Other data integration roles
Still, you can find use cases when ETL and ELT pipelines switch places. For example, an ELT pipeline can populate a data mart from a warehouse since the already-transformed data doesn’t need additional changes before loading. The data mart’s dashboards can apply final transformations.
Traditional data lakes lack the warehouse’s analytics resources, forcing many companies to use lakes as sources for a warehouse layer. ETL pipelines handle the lake-to-warehouse migration.
ETL and ELT made better with Starburst
Starburst’s modern data lake analytics platform simplifies pipeline development — and can eliminate data pipelines entirely. Starburst uses over fifty connectors to create a data virtualization layer that gives users access to any enterprise data source. This single point of access yields many benefits, including:
Compliance, security, and privacy
Starburst’s virtualization combines rich metadata with role-based and attribute-based access controls to enforce granular governance policies that prevent security or privacy breaches.
Data democratization
Even with these controls, Starburst makes enterprise data more accessible to more people in the organization. Data scientists and engineers can write ANSI SQL queries to pull data from multiple sources simultaneously. Additionally, analysis and visualization applications use the same SQL to support less technical data consumers.
Time to insight
Starburst accelerates data exploration and discovery to uncover deeper insights. Self-serve usage models allow people to get the data they need without sending data team requests. All of this compresses project cycles, returning richer results faster, and enabling better data-driven decisions.

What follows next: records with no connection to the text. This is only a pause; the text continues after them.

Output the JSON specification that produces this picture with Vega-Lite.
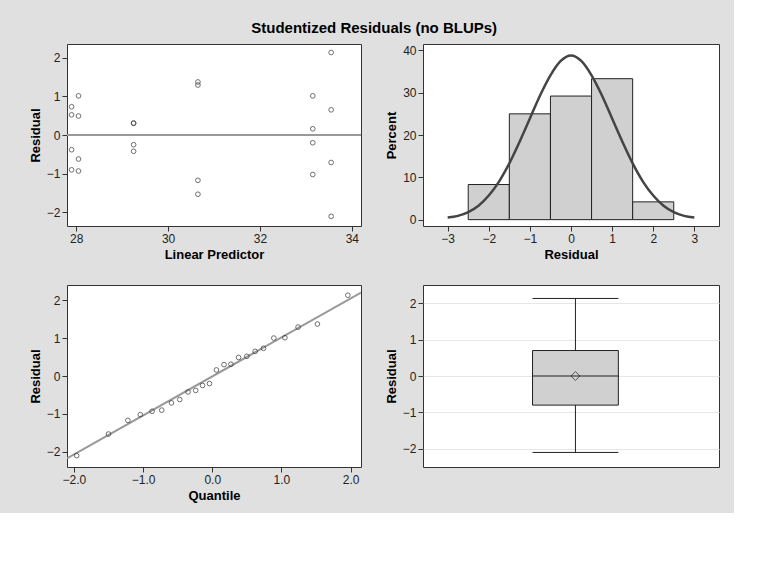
{
  "$schema": "https://vega.github.io/schema/vega-lite/v6.json",
  "background": "#e0e0e0",
  "padding": {"left": 28, "top": 20, "right": 14, "bottom": 10},
  "title": {"text": "Studentized Residuals (no BLUPs)", "fontSize": 15, "font": "Liberation Sans", "fontWeight": "bold", "color": "black", "anchor": "middle", "offset": 8},
  "datasets": {
    "resid": [
      {"pred": 27.9, "r": 0.73}, {"pred": 27.9, "r": 0.52}, {"pred": 27.9, "r": -0.38}, {"pred": 27.9, "r": -0.9},
      {"pred": 28.05, "r": 1.01}, {"pred": 28.05, "r": 0.49}, {"pred": 28.05, "r": -0.62}, {"pred": 28.05, "r": -0.93},
      {"pred": 29.25, "r": 0.31}, {"pred": 29.25, "r": 0.3}, {"pred": 29.25, "r": -0.25}, {"pred": 29.25, "r": -0.42},
      {"pred": 30.65, "r": 1.37}, {"pred": 30.65, "r": 1.29}, {"pred": 30.65, "r": -1.17}, {"pred": 30.65, "r": -1.53},
      {"pred": 33.15, "r": 1.01}, {"pred": 33.15, "r": 0.16}, {"pred": 33.15, "r": -0.2}, {"pred": 33.15, "r": -1.02},
      {"pred": 33.55, "r": 2.13}, {"pred": 33.55, "r": 0.65}, {"pred": 33.55, "r": -0.71}, {"pred": 33.55, "r": -2.1}
    ],
    "qq": [
      {"q": -1.96, "r": -2.1}, {"q": -1.5, "r": -1.53}, {"q": -1.22, "r": -1.17}, {"q": -1.04, "r": -1.02},
      {"q": -0.87, "r": -0.93}, {"q": -0.73, "r": -0.9}, {"q": -0.59, "r": -0.71}, {"q": -0.47, "r": -0.62},
      {"q": -0.35, "r": -0.42}, {"q": -0.24, "r": -0.38}, {"q": -0.14, "r": -0.25}, {"q": -0.04, "r": -0.2},
      {"q": 0.06, "r": 0.16}, {"q": 0.17, "r": 0.3}, {"q": 0.27, "r": 0.31}, {"q": 0.38, "r": 0.49},
      {"q": 0.5, "r": 0.52}, {"q": 0.62, "r": 0.65}, {"q": 0.74, "r": 0.73}, {"q": 0.89, "r": 1.0},
      {"q": 1.05, "r": 1.01}, {"q": 1.24, "r": 1.29}, {"q": 1.52, "r": 1.37}, {"q": 1.96, "r": 2.13}
    ],
    "hist": [
      {"lo": -2.5, "hi": -1.5, "base": 0, "pct": 8.3}, {"lo": -1.5, "hi": -0.5, "base": 0, "pct": 25},
      {"lo": -0.5, "hi": 0.5, "base": 0, "pct": 29.2}, {"lo": 0.5, "hi": 1.5, "base": 0, "pct": 33.3},
      {"lo": 1.5, "hi": 2.5, "base": 0, "pct": 4.2}
    ],
    "curve": [
      {"x": -3, "y": 0.5}, {"x": -2.75, "y": 0.9}, {"x": -2.5, "y": 1.8}, {"x": -2.25, "y": 3.3},
      {"x": -2, "y": 5.7}, {"x": -1.75, "y": 9.0}, {"x": -1.5, "y": 13.3}, {"x": -1.25, "y": 18.4},
      {"x": -1, "y": 23.9}, {"x": -0.75, "y": 29.4}, {"x": -0.5, "y": 34.1}, {"x": -0.25, "y": 37.5},
      {"x": 0, "y": 38.8}, {"x": 0.25, "y": 37.5}, {"x": 0.5, "y": 34.1}, {"x": 0.75, "y": 29.4},
      {"x": 1, "y": 23.9}, {"x": 1.25, "y": 18.4}, {"x": 1.5, "y": 13.3}, {"x": 1.75, "y": 9.0},
      {"x": 2, "y": 5.7}, {"x": 2.25, "y": 3.3}, {"x": 2.5, "y": 1.8}, {"x": 2.75, "y": 0.9},
      {"x": 3, "y": 0.5}
    ],
    "box": [{"x1": 0.37, "x2": 0.66, "xm": 0.515, "lo": -2.1, "q1": -0.8, "med": 0.0, "q3": 0.7, "hi": 2.13, "mean": 0.0}]
  },
  "config": {
    "font": "Liberation Sans",
    "view": {"fill": "white", "stroke": "#333", "strokeWidth": 1},
    "axis": {"grid": false, "labelFontSize": 12, "labelColor": "#222", "titleFontSize": 13, "titleFontWeight": "bold", "titleColor": "black", "domain": false, "tickColor": "#333", "labelFont": "Liberation Sans"},
    "concat": {"spacing": 22}
  },
  "columns": 2,
  "concat": [
    {
      "width": 294, "height": 182,
      "data": {"name": "resid"},
      "layer": [
        {"mark": {"type": "rule", "color": "#999"}, "encoding": {"y": {"datum": 0, "type": "quantitative"}}},
        {"mark": {"type": "point", "size": 22, "stroke": "#333", "strokeWidth": 1},
         "encoding": {
           "x": {"field": "pred", "type": "quantitative", "title": "Linear Predictor", "scale": {"domain": [27.8, 34.2], "nice": false}, "axis": {"values": [28, 30, 32, 34]}},
           "y": {"field": "r", "type": "quantitative", "title": "Residual", "scale": {"domain": [-2.35, 2.35], "nice": false}, "axis": {"values": [-2, -1, 0, 1, 2]}}
         }}
      ]
    },
    {
      "width": 296, "height": 182,
      "layer": [
        {"data": {"name": "hist"}, "mark": {"type": "rect", "fill": "#d0d0d0", "stroke": "#222", "strokeWidth": 1},
         "encoding": {
           "x": {"field": "lo", "type": "quantitative", "title": "Residual", "scale": {"domain": [-3.6, 3.6], "nice": false}, "axis": {"values": [-3, -2, -1, 0, 1, 2, 3]}},
           "x2": {"field": "hi"},
           "y": {"field": "base", "type": "quantitative", "title": "Percent", "scale": {"domain": [-1.5, 41.5], "nice": false}, "axis": {"values": [0, 10, 20, 30, 40]}},
           "y2": {"field": "pct"}
         }},
        {"data": {"name": "curve"}, "mark": {"type": "line", "color": "#444", "strokeWidth": 2.5, "interpolate": "monotone"},
         "encoding": {"x": {"field": "x", "type": "quantitative"}, "y": {"field": "y", "type": "quantitative"}}}
      ]
    },
    {
      "width": 294, "height": 182,
      "layer": [
        {"data": {"values": [{"q": -2.1, "r": -2.17}, {"q": 2.15, "r": 2.2}]}, "mark": {"type": "line", "color": "#999", "clip": true},
         "encoding": {"x": {"field": "q", "type": "quantitative"}, "y": {"field": "r", "type": "quantitative"}}},
        {"data": {"name": "qq"}, "mark": {"type": "point", "size": 22, "stroke": "#333", "strokeWidth": 1},
         "encoding": {
           "x": {"field": "q", "type": "quantitative", "title": "Quantile", "scale": {"domain": [-2.1, 2.15], "nice": false}, "axis": {"values": [-2, -1, 0, 1, 2]}},
           "y": {"field": "r", "type": "quantitative", "title": "Residual", "scale": {"domain": [-2.4, 2.4], "nice": false}, "axis": {"values": [-2, -1, 0, 1, 2]}}
         }}
      ]
    },
    {
      "width": 296, "height": 182,
      "data": {"name": "box"},
      "layer": [
        {"mark": {"type": "rule", "color": "#222"}, "encoding": {
          "x": {"field": "xm", "type": "quantitative", "scale": {"domain": [0, 1]}, "axis": null},
          "y": {"field": "lo", "type": "quantitative", "title": "Residual", "scale": {"domain": [-2.5, 2.5], "nice": false}, "axis": {"values": [-2, -1, 0, 1, 2], "grid": true, "gridColor": "#e6e6e6"}},
          "y2": {"field": "hi"}}},
        {"mark": {"type": "rect", "fill": "#d0d0d0", "stroke": "#222"}, "encoding": {"x": {"field": "x1", "type": "quantitative"}, "x2": {"field": "x2"}, "y": {"field": "q1", "type": "quantitative"}, "y2": {"field": "q3"}}},
        {"mark": {"type": "rule", "color": "#222"}, "encoding": {"x": {"field": "x1", "type": "quantitative"}, "x2": {"field": "x2"}, "y": {"field": "med", "type": "quantitative"}}},
        {"mark": {"type": "rule", "color": "#222"}, "encoding": {"x": {"field": "x1", "type": "quantitative"}, "x2": {"field": "x2"}, "y": {"field": "lo", "type": "quantitative"}}},
        {"mark": {"type": "rule", "color": "#222"}, "encoding": {"x": {"field": "x1", "type": "quantitative"}, "x2": {"field": "x2"}, "y": {"field": "hi", "type": "quantitative"}}},
        {"mark": {"type": "point", "shape": "diamond", "size": 80, "stroke": "#222", "strokeWidth": 1}, "encoding": {"x": {"field": "xm", "type": "quantitative"}, "y": {"field": "mean", "type": "quantitative"}}}
      ]
    }
  ]
}
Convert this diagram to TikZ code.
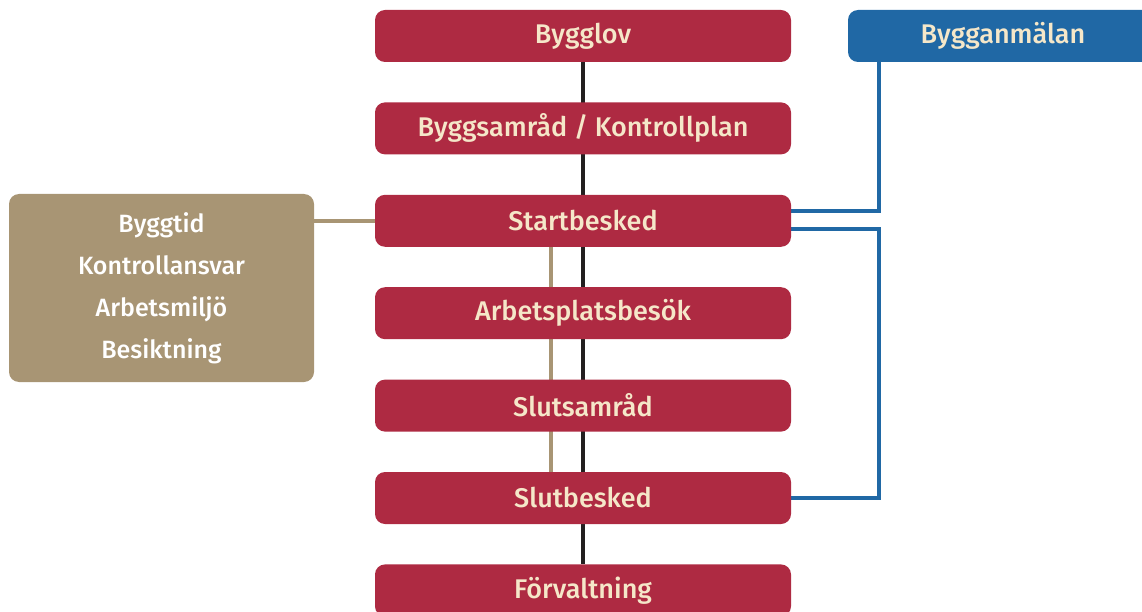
\documentclass[tikz,border=0pt]{standalone}
\usepackage{fontspec}
\setmainfont{Fira Sans}[BoldFont={Fira Sans Medium}]
\usepackage{tikz}
\usetikzlibrary{positioning, calc, backgrounds}
\usepackage{xcolor}
\definecolor{crimson}{HTML}{AE2A42}
\definecolor{steel}{HTML}{2068A5}
\definecolor{khaki}{HTML}{A89574}
\definecolor{cream}{HTML}{F5E7C9}
\definecolor{ink}{HTML}{231F20}

\tikzset{
    phase/.style={fill=crimson, rounded corners=10pt, minimum width=416pt, minimum height=52pt, inner sep=0pt, text=cream, font=\bfseries\fontsize{27}{30}\selectfont},
    mainline/.style={draw=ink, line width=4pt},
    sideline/.style={draw=khaki, line width=4pt},
    reportline/.style={draw=steel, line width=4pt}
}

\begin{document}
\begin{tikzpicture}[x=1pt, y=-1pt]
    \useasboundingbox (0,0) rectangle (1142,612);
    \node[phase] (bygglov) at (583,36) {Bygglov};
    \node[phase, below=40pt of bygglov] (samrad) {Byggsamråd / Kontrollplan};
    \node[phase, below=40pt of samrad] (start) {Startbesked};
    \node[phase, below=40pt of start] (besok) {Arbetsplatsbesök};
    \node[phase, below=40pt of besok] (slutsamrad) {Slutsamråd};
    \node[phase, below=40pt of slutsamrad] (slutbesked) {Slutbesked};
    \node[phase, below=40pt of slutbesked] (forvaltning) {Förvaltning};

    \node[fill=steel, rounded corners=10pt, minimum width=310pt, minimum height=52pt, inner sep=0pt, text=cream, font=\bfseries\fontsize{27}{30}\selectfont] (anmalan) at (1003,36) {Bygganmälan};

    \node[fill=khaki, rounded corners=10pt, minimum width=305pt, minimum height=188pt, inner sep=0pt, text=white, align=center, font=\bfseries\fontsize{25}{42}\selectfont] (tillsyn) at (161.5,288) {Byggtid\\Kontrollansvar\\Arbetsmiljö\\Besiktning};

    \begin{scope}[on background layer]
        \draw[mainline] (bygglov) -- (forvaltning);
        \draw[sideline] ([xshift=-32pt]start.south) -- ([xshift=-32pt]slutbesked.north);
        \draw[sideline] (start.west) -- (start.west -| tillsyn.east);
        \draw[reportline] ([xshift=31pt]anmalan.south west) |- ([yshift=10pt]start.east);
        \draw[reportline] ([yshift=-8pt]start.east) -| ([xshift=31pt]anmalan.west |- slutbesked.east) -- (slutbesked.east);
    \end{scope}
\end{tikzpicture}
\end{document}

In many cases, data engineers can use Starburst in place of their traditional ETL and ELT pipelines. Letting people query data on their own means engineers don’t have to develop new pipelines for every request. Furthermore, they can build products that pull data directly from sources without needing interim extract, transform, or load stages.
Using a modern data lake analytics platform like Starburst pushes data to the heart of an organization’s culture, letting data management teams help drive innovation and better strategic decision-making.